小沢氏は民主党のマニフェスト(政権公約)を重視する姿勢を取っている。これでは、与野党協議に必要なばらまき政策の撤回など、とてもできまい。

首相は民主党代表として、党運営への責任も有している。だが、田中直紀防衛相ら問責決議を可決された閣僚の進退問題も輿石氏の判断に任せている。自ら重要な政治判断を下せないなら、首相の指導力はどこにいったのかと言わざるを得ない。

産経新聞 2012年05月08日

小沢氏裁判 上級審の判断を聞きたい

政治資金規正法違反罪で強制起訴された民主党の小沢一郎元代表を無罪とした東京地裁の1審判決について、控訴期限が10日に迫っている。

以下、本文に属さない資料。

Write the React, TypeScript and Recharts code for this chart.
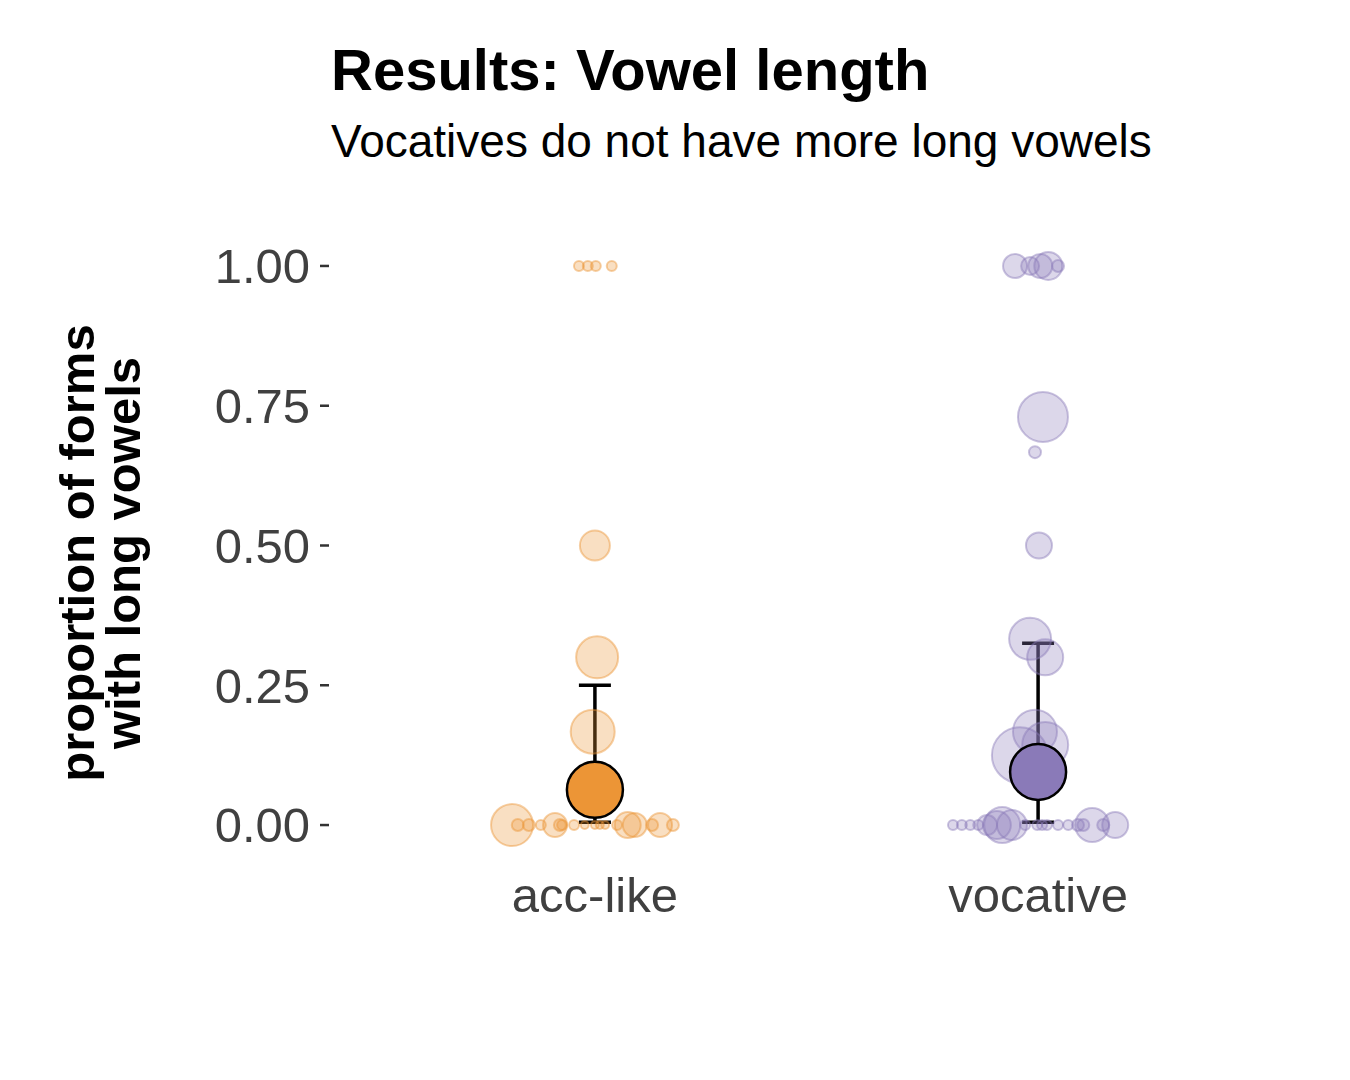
import React from 'react';
import { ComposedChart, Scatter, XAxis, YAxis, ErrorBar } from 'recharts';

const categories = ['acc-like', 'vocative'];
const yTicks = [0, 0.25, 0.5, 0.75, 1];

// [jitter (category units), proportion, weight]
const accPoints: [number, number, number][] = [
  [-0.187, 0, 21], [-0.174, 0, 6], [-0.149, 0, 6], [-0.122, 0, 5], [-0.09, 0, 12], [-0.079, 0, 6],
  [-0.074, 0, 5], [-0.047, 0, 5], [-0.023, 0, 4], [0, 0, 4], [0.011, 0, 4], [0.023, 0, 4],
  [0.05, 0, 5], [0.074, 0, 13], [0.09, 0, 12], [0.129, 0, 6], [0.147, 0, 12], [0.176, 0, 6],
  [-0.036, 1, 5], [-0.016, 1, 5], [0.002, 1, 5], [0.038, 1, 5],
  [0, 0.5, 15], [0.005, 0.3, 21], [-0.005, 0.167, 22], [0.007, 0.07, 21],
];
const vocPoints: [number, number, number][] = [
  [-0.192, 0, 5], [-0.172, 0, 5], [-0.153, 0, 5], [-0.135, 0, 5], [-0.115, 0, 10], [-0.093, 0, 14],
  [-0.081, 0, 18], [-0.059, 0, 15], [-0.029, 0, 5], [-0.002, 0, 5], [0.009, 0, 5], [0.02, 0, 5],
  [0.045, 0, 5], [0.068, 0, 5], [0.09, 0, 6], [0.102, 0, 6], [0.122, 0, 17], [0.147, 0, 6], [0.174, 0, 13],
  [-0.052, 1, 12], [-0.018, 1, 9], [0.005, 1, 12], [0.023, 1, 14], [0.045, 1, 6],
  [0.011, 0.73, 25], [-0.007, 0.667, 6], [0.002, 0.5, 13], [-0.018, 0.333, 21], [0.016, 0.3, 18],
  [-0.007, 0.167, 22], [0.016, 0.143, 23], [-0.041, 0.125, 28],
];
const means = [0.063, 0.095];
const ciLow = [0.005, 0.005];
const ciHigh = [0.25, 0.325];

const accData = accPoints.map(([j, y, w]) => ({ x: 1 + j, y, w }));
const vocData = vocPoints.map(([j, y, w]) => ({ x: 2 + j, y, w }));
const meanData = means.map((m, i) => ({ x: i + 1, y: m, err: [m - ciLow[i], ciHigh[i] - m] }));

const COLORS = { acc: '#EC9536', voc: '#8A7AB8' };

const dot = (color: string) => (p: any) => (
  <circle cx={p.cx} cy={p.cy} r={p.payload.w} fill={color} fillOpacity={0.3} stroke={color} strokeOpacity={0.45} strokeWidth={2} />
);
const meanDot = (p: any) => (
  <circle cx={p.cx} cy={p.cy} r={28} fill={p.payload.x === 1 ? COLORS.acc : COLORS.voc} stroke="#000" strokeWidth={2.5} />
);

const font = '"Liberation Sans", Arial, sans-serif';

export default function App() {
  return (
    <div style={{ position: 'absolute', left: 0, top: 0, width: 1350, height: 1080, background: '#fff', fontFamily: font }}>
      <ComposedChart width={1350} height={1080} margin={{ top: 238, right: 46, bottom: 167, left: 229 }}>
        <XAxis type="number" dataKey="x" domain={[0.4, 2.6]} ticks={[1, 2]} tickFormatter={(v: number) => categories[v - 1]}
          axisLine={false} tickLine={false} height={60} tick={{ fontSize: 49, fill: '#404040', fontFamily: font }} tickMargin={18} />
        <YAxis type="number" dataKey="y" domain={[-0.05, 1.05]} ticks={yTicks} tickFormatter={(v: number) => v.toFixed(2)}
          axisLine={false} tickLine={{ stroke: '#333', strokeWidth: 2.5 }} tickSize={9} width={100}
          tick={{ fontSize: 49, fill: '#404040', fontFamily: font }} tickMargin={10} />
        <Scatter data={accData} shape={dot(COLORS.acc)} isAnimationActive={false} />
        <Scatter data={vocData} shape={dot(COLORS.voc)} isAnimationActive={false} />
        <Scatter data={meanData} shape={() => null} isAnimationActive={false}>
          <ErrorBar dataKey="err" direction="y" width={16} stroke="#000" strokeWidth={3.5} />
        </Scatter>
        <Scatter data={meanData} shape={meanDot} isAnimationActive={false} />
      </ComposedChart>
      <div style={{ position: 'absolute', left: 331, top: 36, fontSize: 58, fontWeight: 'bold', color: '#000', whiteSpace: 'nowrap' }}>Results: Vowel length</div>
      <div style={{ position: 'absolute', left: 331, top: 114, fontSize: 46, color: '#000', whiteSpace: 'nowrap' }}>Vocatives do not have more long vowels</div>
      <div style={{ position: 'absolute', left: 100, top: 553, transform: 'translate(-50%, -50%) rotate(-90deg)', fontSize: 49, fontWeight: 'bold', lineHeight: '46px', textAlign: 'center', whiteSpace: 'nowrap', color: '#000' }}>
        proportion of forms<br />with long vowels
      </div>
    </div>
  );
}
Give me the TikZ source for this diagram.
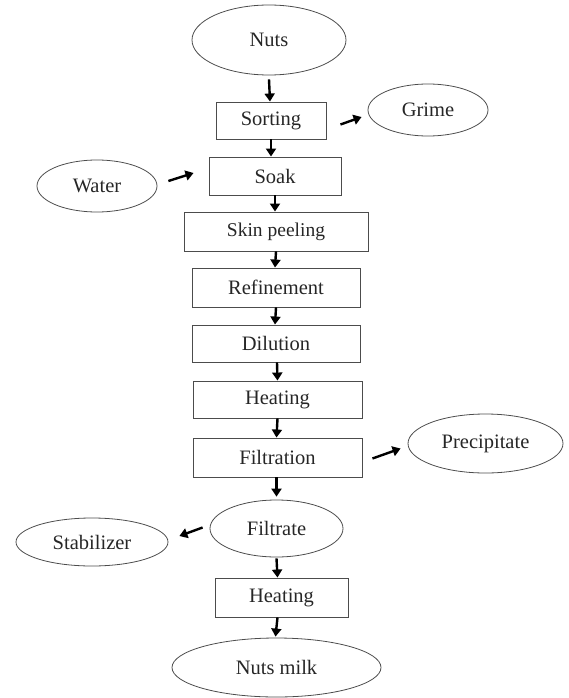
\documentclass[tikz,border=0pt]{standalone}
\usepackage{fontspec}
\setmainfont{Liberation Serif}
\usetikzlibrary{shapes.geometric,arrows.meta,calc}
\begin{document}
\begin{tikzpicture}[x=1pt,y=-1pt,
  every node/.style={font=\fontsize{20.5}{24}\selectfont, text=black!85, inner sep=0pt},
  proc/.style={draw=black!70, line width=0.9pt, rectangle},
  oval/.style={draw=black!70, line width=0.8pt, ellipse},
  arr/.style={line width=2.4pt, -{Triangle[width=10pt,length=8pt]}, draw=black}
]
\useasboundingbox (0,0) rectangle (569,698);
\node[oval, minimum width=154pt, minimum height=70pt] (nuts) at (269,40) {Nuts};
\node[proc, minimum width=110pt, minimum height=37pt] (sort) at (271,120.5) {Sorting};
\node[oval, minimum width=120pt, minimum height=52pt] (grime) at (428,110) {Grime};
\node[proc, minimum width=132pt, minimum height=38pt] (soak) at (275,176) {Soak};
\node[oval, minimum width=120pt, minimum height=52pt] (water) at (97,186) {Water};
\node[proc, minimum width=184pt, minimum height=39pt, font=\fontsize{19.5}{23}\selectfont] (skin) at (276,231.5) {Skin peeling};
\node[proc, minimum width=168pt, minimum height=39pt] (refi) at (276,287.5) {Refinement};
\node[proc, minimum width=168pt, minimum height=37pt] (dilu) at (276,343.5) {Dilution};
\node[proc, minimum width=169pt, minimum height=37pt] (heat) at (277.5,399.5) {Heating};
\node[proc, minimum width=169pt, minimum height=39pt] (filt) at (277.5,457.5) {Filtration};
\node[oval, minimum width=155pt, minimum height=59pt] (prec) at (485.5,443.5) {Precipitate};
\node[oval, minimum width=133pt, minimum height=57pt] (fate) at (276.5,528.5) {Filtrate};
\node[oval, minimum width=152pt, minimum height=48pt] (stab) at (92,542) {Stabilizer};
\node[proc, minimum width=133pt, minimum height=39pt] (heat2) at (281.5,597.5) {Heating};
\node[oval, minimum width=209pt, minimum height=59pt] (milk) at (276.5,667.5) {Nuts milk};

\draw[arr] ($(nuts.south)+(0,4)$) -- ($(sort.north)+(-1,0)$);
\draw[arr] (sort.south) -- ($(soak.north)+(-4,0)$);
\draw[arr] (soak.south) -- ($(skin.north)+(-1,0)$);
\draw[arr] (skin.south) -- ($(refi.north)+(-1,0)$);
\draw[arr] (refi.south) -- ($(dilu.north)+(-1,0)$);
\draw[arr] ($(dilu.south)+(1,0)$) -- (heat.north);
\draw[arr] (heat.south) -- ($(filt.north)+(-1,0)$);
\draw[arr] ($(filt.south)+(-1,0)$) -- ($(fate.north)+(0,-3)$);
\draw[arr] ($(fate.south)+(0,1)$) -- ($(heat2.north)+(-4,0)$);
\draw[arr] ($(heat2.south)+(-4,0)$) -- ($(milk.north)+(-1,-1)$);

\draw[arr] ($(sort.east)+(14,4)$) -- ($(grime.west)+(-6,7)$);
\draw[arr] ($(water.east)+(11,-5)$) -- ($(soak.west)+(-15,-3)$);
\draw[arr] ($(filt.east)+(10,1)$) -- ($(prec.west)+(-7,5)$);
\draw[arr] ($(fate.west)+(-7,-1)$) -- ($(stab.east)+(11,-6)$);
\end{tikzpicture}
\end{document}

検察官役の指定弁護士3人は9日に協議して方針を決定する予定だが、控訴の可否については「心証としては有罪なので控訴したい」「自分たちは弁護士なので有罪を求めて控訴しにくい」との意見の間で揺れているのだという。

1審判断に疑問があるなら、控訴は自然の流れではないか。上級審における判断を聞きたい。それほど1審の無罪判決は、限りなく黒に近い灰色と読み取れた。

1審判決は、元秘書らによる虚偽記載罪が成立することや、小沢元代表が簿外処理について報告を受け、了承していたことも認定した。元代表が「秘書任せ」「記憶にない」を連発し、収支報告書を「見たこともない」と述べたことには「およそ信じられない」と指摘した。

元秘書らとの共謀の成立を疑うことにも「相応の根拠がある」と認めた。指定弁護士側が「ほとんど有罪」と受け止めたのも、当然ではないか。

「無罪」となったのは、4億円の簿外処理などの違法性を小沢元代表が認識していなかった可能性もあるとして、「疑わしきは罰せず」の刑事裁判の大原則が尊重されたためだ。

だが、「政治資金の収受にあたり、国民の疑惑を招くことのないよう」とする政治資金規正法の趣旨に照らすと、1審判決が妥当であるとは言い切れまい。

民主党は7日夕の党役員会で、小沢元代表の党員資格停止処分を解除する手続きに入ることを決めた。8日の常任幹事会で正式決定する意向という。

処分は「判決確定まで」とされていたのに、指定弁護士側が控訴の可否を示す前に、こうした手続きをとるのは極めて問題だ。指定弁護士側へのプレッシャーとも受け止められる。1審判決が呈した多くの疑問に小沢元代表は、説明責任を果たしていない。

まず急ぐべきは、政治家本人の罪を問うことが難しい、「ザル法」と呼ばれる政治資金規正法の改正だろう。かつて小沢元代表が自著で提言していた「連座制の導入」を含む規正法改正の声が、政治家の間から聞こえてこないことが不思議でならない。